* **Exercise goal**:
Reproduce exactly, with no pictures, each line from the opening of the material down through the line containing "TEXT = '#111111'".

* **Supplied material**:
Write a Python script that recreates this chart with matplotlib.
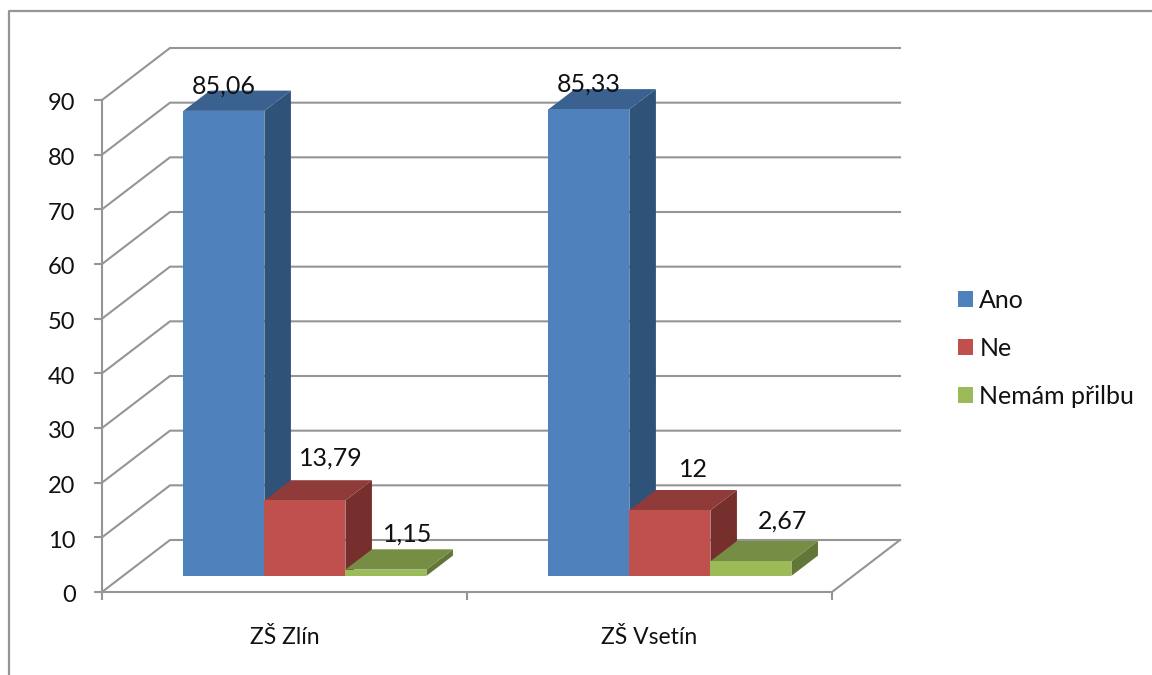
import matplotlib
matplotlib.use('Agg')
import matplotlib.pyplot as plt
from matplotlib.lines import Line2D
from matplotlib.patches import Polygon
from matplotlib.transforms import ScaledTranslation

plt.rcParams['font.family'] = ['Lato', 'DejaVu Sans']

categories = ['ZŠ Zlín', 'ZŠ Vsetín']
series_names = ['Ano', 'Ne', 'Nemám přilbu']
ano = [85.06, 85.33]
ne = [13.79, 12]
nemam = [1.15, 2.67]
y_ticks = [0, 10, 20, 30, 40, 50, 60, 70, 80, 90]

# front, top, side shades for each series
front_colors = ['#4F81BD', '#C0504D', '#9BBB59']
top_colors = ['#3B6190', '#8F3B39', '#758E43']
side_colors = ['#2F5279', '#772F2D', '#617637']

# hand placed label shifts in pixels, per series then per category
label_shift = [[(0, 25), (0, 25)], [(26, 42), (24, 41)], [(22, 36), (32, 40)]]

W, H = 1152, 675
LEFT, RIGHT, TOP, BOTTOM = 102, 832, 100, 592
GRAY = '#959595'
TEXT = '#111111'

fig = plt.figure(figsize=(W / 100, H / 100), dpi=100)
ax = fig.add_axes([LEFT / W, 1 - BOTTOM / H, (RIGHT - LEFT) / W, (BOTTOM - TOP) / H])
ax.set_xlim(0, len(categories))
ax.set_ylim(0, 90)
ax.patch.set_alpha(0)

# depth of the oblique projection, in data units
wall_dx = 68 / (RIGHT - LEFT) * len(categories)
wall_dy = 52 / (BOTTOM - TOP) * 90

# gridlines run up the side wall and along the back wall
for v in y_ticks:
    ax.plot([0, wall_dx, len(categories) + wall_dx], [v, v + wall_dy, v + wall_dy],
            color=GRAY, lw=1.5, clip_on=False, zorder=1, solid_joinstyle='miter')
ax.plot([len(categories), len(categories) + wall_dx], [0, wall_dy],
        color=GRAY, lw=1.5, clip_on=False, zorder=1)

# bars stand inside the floor, a fraction of the way back
base = 0.30
depth = 0.39
bar_w = 0.222
gap = (1 - 3 * bar_w) / 2
z = 3
for s, (values, name) in enumerate(zip([ano, ne, nemam], series_names)):
    lefts = [i + gap + s * bar_w + base * wall_dx for i in range(len(categories))]
    bottom = 0.31 * wall_dy
    bars = ax.bar(lefts, values, bar_w, bottom=bottom, align='edge', color=front_colors[s],
                  label=name, clip_on=False, zorder=z + 2)
    ddx = depth * wall_dx
    ddy = depth * wall_dy
    for x0, v, shift in zip(lefts, values, label_shift[s]):
        y1 = bottom + v
        ax.add_patch(Polygon([(x0, y1), (x0 + ddx, y1 + ddy), (x0 + bar_w + ddx, y1 + ddy), (x0 + bar_w, y1)],
                             closed=True, color=top_colors[s], lw=0, clip_on=False, zorder=z + 1))
        ax.add_patch(Polygon([(x0 + bar_w, bottom), (x0 + bar_w + ddx, bottom + ddy), (x0 + bar_w + ddx, y1 + ddy),
                              (x0 + bar_w, y1)],
                             closed=True, color=side_colors[s], lw=0, clip_on=False, zorder=z))
        ax.annotate(f'{v:g}'.replace('.', ','), (x0 + bar_w / 2, y1), xytext=shift,
                    textcoords='offset pixels', ha='center', va='center', fontsize=18,
                    color=TEXT, zorder=20, annotation_clip=False)
    z += 3

for side in ['top', 'right']:
    ax.spines[side].set_visible(False)
for side in ['left', 'bottom']:
    ax.spines[side].set_color(GRAY)
    ax.spines[side].set_linewidth(1.5)
    ax.spines[side].set_zorder(2)

ax.set_yticks(y_ticks)
ax.tick_params(axis='y', length=6, width=1.5, color=GRAY, pad=13, labelsize=17, labelcolor=TEXT)
# nudge the value labels down a little so they sit level with their ticks
nudge = ScaledTranslation(0, -2 / 100, fig.dpi_scale_trans)
for label in ax.get_yticklabels():
    label.set_verticalalignment('center_baseline')
    label.set_transform(label.get_transform() + nudge)
ax.set_xticks(range(len(categories) + 1))
ax.set_xticklabels([])
ax.tick_params(axis='x', which='major', length=6, width=1.5, color=GRAY)
ax.set_xticks([i + 0.5 for i in range(len(categories))], minor=True)
ax.set_xticklabels(categories, minor=True, fontsize=16.5, color=TEXT)
ax.tick_params(axis='x', which='minor', length=0, pad=25.5)

ax.legend(loc='center left', bbox_to_anchor=(958 / W, 1 - 348 / H), bbox_transform=fig.transFigure,
          frameon=False, fontsize=18, borderpad=0, borderaxespad=0, labelspacing=1.0,
          handlelength=0.6, handleheight=0.6, handletextpad=0.25, labelcolor=TEXT)

# chart area border, open on the right and bottom
fig.add_artist(Line2D([8.5 / W, 8.5 / W, 1], [0, 1 - 11 / H, 1 - 11 / H], color=GRAY, lw=1.6))

fig.savefig('out.png', dpi=100)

* **Result**:
Write a Python script that recreates this chart with matplotlib.
import matplotlib
matplotlib.use('Agg')
import matplotlib.pyplot as plt
from matplotlib.lines import Line2D
from matplotlib.patches import Polygon
from matplotlib.transforms import ScaledTranslation

plt.rcParams['font.family'] = ['Lato', 'DejaVu Sans']

categories = ['ZŠ Zlín', 'ZŠ Vsetín']
series_names = ['Ano', 'Ne', 'Nemám přilbu']
ano = [85.06, 85.33]
ne = [13.79, 12]
nemam = [1.15, 2.67]
y_ticks = [0, 10, 20, 30, 40, 50, 60, 70, 80, 90]

# front, top, side shades for each series
front_colors = ['#4F81BD', '#C0504D', '#9BBB59']
top_colors = ['#3B6190', '#8F3B39', '#758E43']
side_colors = ['#2F5279', '#772F2D', '#617637']

# hand placed label shifts in pixels, per series then per category
label_shift = [[(0, 25), (0, 25)], [(26, 42), (24, 41)], [(22, 36), (32, 40)]]

W, H = 1152, 675
LEFT, RIGHT, TOP, BOTTOM = 102, 832, 100, 592
GRAY = '#959595'
TEXT = '#111111'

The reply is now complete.